(Source code of charts)
## START

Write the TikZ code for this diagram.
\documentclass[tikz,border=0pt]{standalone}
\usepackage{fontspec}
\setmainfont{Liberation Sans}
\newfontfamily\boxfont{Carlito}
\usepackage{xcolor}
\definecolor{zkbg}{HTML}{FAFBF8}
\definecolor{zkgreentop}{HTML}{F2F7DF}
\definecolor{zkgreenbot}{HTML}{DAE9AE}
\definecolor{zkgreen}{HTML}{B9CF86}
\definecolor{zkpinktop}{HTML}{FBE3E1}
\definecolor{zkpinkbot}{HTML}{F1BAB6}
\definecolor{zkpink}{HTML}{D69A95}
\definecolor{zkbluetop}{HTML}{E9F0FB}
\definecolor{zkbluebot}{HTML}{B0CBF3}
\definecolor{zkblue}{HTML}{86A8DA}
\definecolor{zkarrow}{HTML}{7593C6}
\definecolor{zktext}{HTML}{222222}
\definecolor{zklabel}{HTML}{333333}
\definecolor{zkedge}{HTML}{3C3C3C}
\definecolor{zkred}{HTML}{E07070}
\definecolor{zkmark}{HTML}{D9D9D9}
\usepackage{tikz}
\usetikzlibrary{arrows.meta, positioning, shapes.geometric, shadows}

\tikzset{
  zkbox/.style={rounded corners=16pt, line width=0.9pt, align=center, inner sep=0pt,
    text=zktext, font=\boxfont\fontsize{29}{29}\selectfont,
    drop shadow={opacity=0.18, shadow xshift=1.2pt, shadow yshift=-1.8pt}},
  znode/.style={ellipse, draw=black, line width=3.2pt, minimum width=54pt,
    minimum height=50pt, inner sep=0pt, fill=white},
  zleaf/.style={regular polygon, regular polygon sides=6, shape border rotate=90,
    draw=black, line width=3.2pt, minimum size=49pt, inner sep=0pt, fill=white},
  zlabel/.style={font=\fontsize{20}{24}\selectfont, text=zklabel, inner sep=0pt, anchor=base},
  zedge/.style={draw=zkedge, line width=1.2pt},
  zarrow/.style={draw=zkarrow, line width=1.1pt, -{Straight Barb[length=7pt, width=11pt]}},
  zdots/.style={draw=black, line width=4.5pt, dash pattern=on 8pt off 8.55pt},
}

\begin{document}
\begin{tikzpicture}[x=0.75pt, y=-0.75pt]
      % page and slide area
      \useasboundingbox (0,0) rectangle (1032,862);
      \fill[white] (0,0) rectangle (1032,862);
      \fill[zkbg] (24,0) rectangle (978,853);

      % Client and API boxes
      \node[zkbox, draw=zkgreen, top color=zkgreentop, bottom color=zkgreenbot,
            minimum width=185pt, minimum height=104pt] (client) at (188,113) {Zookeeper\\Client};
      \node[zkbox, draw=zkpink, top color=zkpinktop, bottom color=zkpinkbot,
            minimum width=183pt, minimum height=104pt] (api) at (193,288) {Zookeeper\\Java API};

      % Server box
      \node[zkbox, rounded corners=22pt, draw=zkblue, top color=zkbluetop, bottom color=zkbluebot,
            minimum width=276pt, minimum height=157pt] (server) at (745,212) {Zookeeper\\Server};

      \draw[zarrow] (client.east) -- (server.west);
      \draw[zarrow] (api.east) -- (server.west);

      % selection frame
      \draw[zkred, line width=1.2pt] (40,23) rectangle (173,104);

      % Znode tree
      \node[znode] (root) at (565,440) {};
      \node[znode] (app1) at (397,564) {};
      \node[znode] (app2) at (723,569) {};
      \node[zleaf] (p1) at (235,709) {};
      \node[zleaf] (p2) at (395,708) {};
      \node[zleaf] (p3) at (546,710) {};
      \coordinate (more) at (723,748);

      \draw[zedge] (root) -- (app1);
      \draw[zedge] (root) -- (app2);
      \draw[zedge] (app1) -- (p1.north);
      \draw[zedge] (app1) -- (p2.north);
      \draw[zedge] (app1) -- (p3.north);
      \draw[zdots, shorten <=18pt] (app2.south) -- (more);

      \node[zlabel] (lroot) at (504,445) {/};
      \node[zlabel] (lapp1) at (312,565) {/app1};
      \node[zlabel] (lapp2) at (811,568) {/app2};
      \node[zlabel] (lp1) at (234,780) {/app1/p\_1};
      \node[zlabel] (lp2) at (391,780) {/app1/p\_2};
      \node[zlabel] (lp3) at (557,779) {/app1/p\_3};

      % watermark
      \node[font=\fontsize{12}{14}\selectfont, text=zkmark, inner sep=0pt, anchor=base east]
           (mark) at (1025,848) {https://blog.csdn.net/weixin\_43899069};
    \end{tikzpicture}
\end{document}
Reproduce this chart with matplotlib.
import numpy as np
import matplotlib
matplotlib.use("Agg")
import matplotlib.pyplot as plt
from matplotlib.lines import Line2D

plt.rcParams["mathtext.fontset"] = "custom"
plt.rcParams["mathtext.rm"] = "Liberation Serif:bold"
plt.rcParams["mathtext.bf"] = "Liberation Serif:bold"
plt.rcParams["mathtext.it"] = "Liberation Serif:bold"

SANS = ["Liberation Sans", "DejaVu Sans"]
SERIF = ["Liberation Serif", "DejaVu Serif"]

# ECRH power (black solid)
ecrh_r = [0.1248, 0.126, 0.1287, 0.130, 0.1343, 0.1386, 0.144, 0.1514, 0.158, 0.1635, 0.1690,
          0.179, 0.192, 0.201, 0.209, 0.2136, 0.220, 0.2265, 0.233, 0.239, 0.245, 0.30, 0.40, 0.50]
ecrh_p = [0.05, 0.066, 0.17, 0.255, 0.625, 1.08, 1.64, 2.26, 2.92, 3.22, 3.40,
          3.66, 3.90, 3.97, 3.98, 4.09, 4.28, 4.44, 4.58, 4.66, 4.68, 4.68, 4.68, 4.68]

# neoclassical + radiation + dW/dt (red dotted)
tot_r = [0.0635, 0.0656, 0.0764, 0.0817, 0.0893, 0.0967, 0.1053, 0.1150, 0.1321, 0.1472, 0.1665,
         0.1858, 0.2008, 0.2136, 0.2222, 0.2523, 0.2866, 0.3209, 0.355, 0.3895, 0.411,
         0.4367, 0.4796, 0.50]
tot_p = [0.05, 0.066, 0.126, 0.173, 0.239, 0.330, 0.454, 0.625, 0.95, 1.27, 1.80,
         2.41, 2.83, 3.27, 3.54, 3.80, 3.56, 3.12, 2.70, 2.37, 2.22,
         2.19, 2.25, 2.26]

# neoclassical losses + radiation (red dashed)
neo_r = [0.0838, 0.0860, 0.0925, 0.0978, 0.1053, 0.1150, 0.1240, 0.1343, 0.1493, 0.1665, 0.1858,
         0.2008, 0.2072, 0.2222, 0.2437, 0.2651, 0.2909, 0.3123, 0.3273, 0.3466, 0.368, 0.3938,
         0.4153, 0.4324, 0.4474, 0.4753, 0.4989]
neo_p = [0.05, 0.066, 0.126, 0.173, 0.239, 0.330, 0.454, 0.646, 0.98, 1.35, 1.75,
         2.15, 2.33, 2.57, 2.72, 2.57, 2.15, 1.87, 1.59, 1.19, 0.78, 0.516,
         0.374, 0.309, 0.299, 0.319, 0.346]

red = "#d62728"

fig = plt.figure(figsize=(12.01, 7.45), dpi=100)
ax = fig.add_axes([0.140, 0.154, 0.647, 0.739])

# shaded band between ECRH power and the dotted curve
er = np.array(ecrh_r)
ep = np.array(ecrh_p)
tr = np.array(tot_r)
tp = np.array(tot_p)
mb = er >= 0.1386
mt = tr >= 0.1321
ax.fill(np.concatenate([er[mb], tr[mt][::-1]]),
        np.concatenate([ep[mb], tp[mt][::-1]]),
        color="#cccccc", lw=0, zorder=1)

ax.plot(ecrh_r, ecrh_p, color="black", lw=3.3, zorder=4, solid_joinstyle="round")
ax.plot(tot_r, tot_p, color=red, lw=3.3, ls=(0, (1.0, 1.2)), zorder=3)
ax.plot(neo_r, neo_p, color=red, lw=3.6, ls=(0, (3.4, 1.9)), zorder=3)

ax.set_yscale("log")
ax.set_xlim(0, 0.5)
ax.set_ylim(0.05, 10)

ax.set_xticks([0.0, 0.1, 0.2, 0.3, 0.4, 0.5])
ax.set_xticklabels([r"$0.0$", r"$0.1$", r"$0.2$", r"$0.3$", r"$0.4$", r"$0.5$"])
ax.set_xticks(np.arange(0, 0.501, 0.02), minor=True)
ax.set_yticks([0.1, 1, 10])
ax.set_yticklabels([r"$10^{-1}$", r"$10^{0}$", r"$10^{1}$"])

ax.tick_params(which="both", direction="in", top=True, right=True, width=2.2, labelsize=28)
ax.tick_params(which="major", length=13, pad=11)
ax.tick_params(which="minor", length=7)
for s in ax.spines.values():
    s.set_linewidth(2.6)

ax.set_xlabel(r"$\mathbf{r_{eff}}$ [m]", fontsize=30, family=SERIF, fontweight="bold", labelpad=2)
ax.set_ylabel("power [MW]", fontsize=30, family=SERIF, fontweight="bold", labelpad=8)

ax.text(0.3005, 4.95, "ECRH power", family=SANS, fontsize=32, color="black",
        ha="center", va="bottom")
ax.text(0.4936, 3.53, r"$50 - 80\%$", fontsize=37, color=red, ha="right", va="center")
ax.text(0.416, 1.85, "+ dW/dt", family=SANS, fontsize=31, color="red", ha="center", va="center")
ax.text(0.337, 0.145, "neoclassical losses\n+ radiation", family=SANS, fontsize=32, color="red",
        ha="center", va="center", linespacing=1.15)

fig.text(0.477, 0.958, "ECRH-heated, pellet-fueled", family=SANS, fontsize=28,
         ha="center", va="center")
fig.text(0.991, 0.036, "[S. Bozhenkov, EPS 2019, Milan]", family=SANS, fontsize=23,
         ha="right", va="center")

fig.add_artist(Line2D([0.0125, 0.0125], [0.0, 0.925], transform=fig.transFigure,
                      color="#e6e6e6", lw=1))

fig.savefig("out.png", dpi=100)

## END

## Description of the task
Everything from the line containing "Reproduce this chart with matplotlib." down to the line containing "from matplotlib.lines import Line2D" should be retyped exactly, both lines included, and nothing more.

## Result for this task
Reproduce this chart with matplotlib.
import numpy as np
import matplotlib
matplotlib.use("Agg")
import matplotlib.pyplot as plt
from matplotlib.lines import Line2D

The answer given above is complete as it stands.